The defendant asserts that the job classifications and accompanying limitations on housing choices were created to minimize the disturbance to other inmates which necessarily ensued when inmates assigned to food preparation and serving duties were required to report to or return from work at odd hours of the day and night every day of the week. Since the inmates employed in seven day jobs had similar schedules, seven days per week and twenty-four hours per day, and similar interests and responsibilities, the defendant decided to house them separately.

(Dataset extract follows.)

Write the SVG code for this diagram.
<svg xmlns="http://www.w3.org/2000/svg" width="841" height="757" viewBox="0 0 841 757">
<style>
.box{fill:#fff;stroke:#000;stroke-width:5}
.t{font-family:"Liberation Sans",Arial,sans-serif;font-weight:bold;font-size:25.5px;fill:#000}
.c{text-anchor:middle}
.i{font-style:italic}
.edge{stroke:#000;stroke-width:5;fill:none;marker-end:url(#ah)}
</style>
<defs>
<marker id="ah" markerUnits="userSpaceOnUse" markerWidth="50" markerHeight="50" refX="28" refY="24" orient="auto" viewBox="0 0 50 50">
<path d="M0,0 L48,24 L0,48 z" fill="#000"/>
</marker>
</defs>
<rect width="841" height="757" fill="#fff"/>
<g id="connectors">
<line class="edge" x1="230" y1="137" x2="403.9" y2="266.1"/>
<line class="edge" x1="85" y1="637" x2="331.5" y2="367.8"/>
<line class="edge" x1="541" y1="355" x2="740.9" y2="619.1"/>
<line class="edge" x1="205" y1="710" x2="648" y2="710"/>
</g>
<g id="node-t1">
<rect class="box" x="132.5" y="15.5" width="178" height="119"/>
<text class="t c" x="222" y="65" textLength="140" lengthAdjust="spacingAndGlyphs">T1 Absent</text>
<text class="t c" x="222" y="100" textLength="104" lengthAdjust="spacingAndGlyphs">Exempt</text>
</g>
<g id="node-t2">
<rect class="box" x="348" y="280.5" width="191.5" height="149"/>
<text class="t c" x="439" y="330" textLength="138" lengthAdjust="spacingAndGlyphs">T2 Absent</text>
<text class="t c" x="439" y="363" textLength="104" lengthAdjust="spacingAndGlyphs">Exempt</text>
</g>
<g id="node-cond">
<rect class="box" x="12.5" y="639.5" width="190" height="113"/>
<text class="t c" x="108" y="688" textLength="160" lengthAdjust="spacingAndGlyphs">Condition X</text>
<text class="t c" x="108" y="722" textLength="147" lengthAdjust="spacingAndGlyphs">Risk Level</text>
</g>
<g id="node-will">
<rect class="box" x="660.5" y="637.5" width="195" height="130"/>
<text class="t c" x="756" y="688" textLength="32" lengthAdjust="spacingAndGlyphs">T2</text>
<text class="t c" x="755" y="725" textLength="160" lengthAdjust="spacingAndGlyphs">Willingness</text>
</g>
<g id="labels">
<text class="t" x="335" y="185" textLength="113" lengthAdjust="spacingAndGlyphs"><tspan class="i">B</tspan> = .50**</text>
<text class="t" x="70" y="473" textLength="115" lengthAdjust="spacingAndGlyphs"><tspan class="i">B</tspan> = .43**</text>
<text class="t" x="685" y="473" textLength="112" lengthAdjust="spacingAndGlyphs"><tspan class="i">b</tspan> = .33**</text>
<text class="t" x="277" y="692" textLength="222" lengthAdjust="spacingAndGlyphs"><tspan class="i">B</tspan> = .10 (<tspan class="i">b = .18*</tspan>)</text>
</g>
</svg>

This is a reasonable and rational exercise of the defendant's discretion. The fact that the petitioner worked seven days per week for a fourteen week period without living in one of the designated areas is not in itself sufficient to show an abuse of discretion by the defendant in classifying the kitchen jobs and requiring those inmates who accepted seven day positions to live in those units. The petitioner has not shown that housing in the designated areas was unavailable during the fourteen week *291 period, or that he would have accepted such housing if it were available. The record indicates that he would not. To hold that the defendant's job classification and housing limitation rules, promulgated to minimize the disruption of inmates in the performance of their work assignments, is an abuse of discretion under §18-98a would be to subvert the intent of the legislature which endowed the commissioner with a general discretion, and to ignore the complexity and difficulty of the problems which prison administration entails. It is the responsibility of prison administrators to maintain internal order and discipline, and to rehabilitate, to the extent possible, the inmates in their custody. Procunier v. Martinez, 416 U.S. 396, 404, 94 S. Ct. 1800, 40 L. Ed. 2d 224 (1974). "Because the realities of running a penal institution are complex and difficult, [the United States Supreme Court has] recognized the wide-ranging deference to be accorded the decisions of prison administrators." Jones v. North Carolina Prisoners' Union, 433 U.S. 119, 126, 97 S. Ct. 2532, 53 L. Ed. 2d 629 (1977); see also Bell v. Wolfish, 441 U.S. 520, 544-45, 562, 99 S. Ct. 1861, 60 L. Ed. 2d 447 (1979). The commissioner of correction, provided he does not act illegally, arbitrarily or in abuse of his discretion, need not deduct time to be served from a prisoner's sentence under § 18-98a if that prisoner fails to observe the rules incident to the requisite job assignment.
There is error, the judgment is set aside and the case is remanded with direction to enter judgment for the defendant.
In this opinion the other judges concurred.
NOTES
[1] General Statutes § 18-98a provides: "DEDUCTION OF TIME FOR PERIODS OF EMPLOYMENT. Each person committed to the custody of the commissioner of correction who is employed within the institution to which he was sentenced ... for a period of seven consecutive days, except for temporary interruption of such period as excused by the commissioner for valid reasons, may have one day deducted from his sentence for such period, in addition to any other earned time, at the discretion of the commissioner of correction."
[2] The trial court's memorandum of decision states that prison regulations required those employed in seven day jobs first to live in a dormitory, then later to move to individual cells. Since the petitioner preferred to live in an individual cell, he accepted a five day job. According to the defendant's statement of facts, when the petitioner was reassigned to a seven day job, he was also permitted to remain in an individual cell.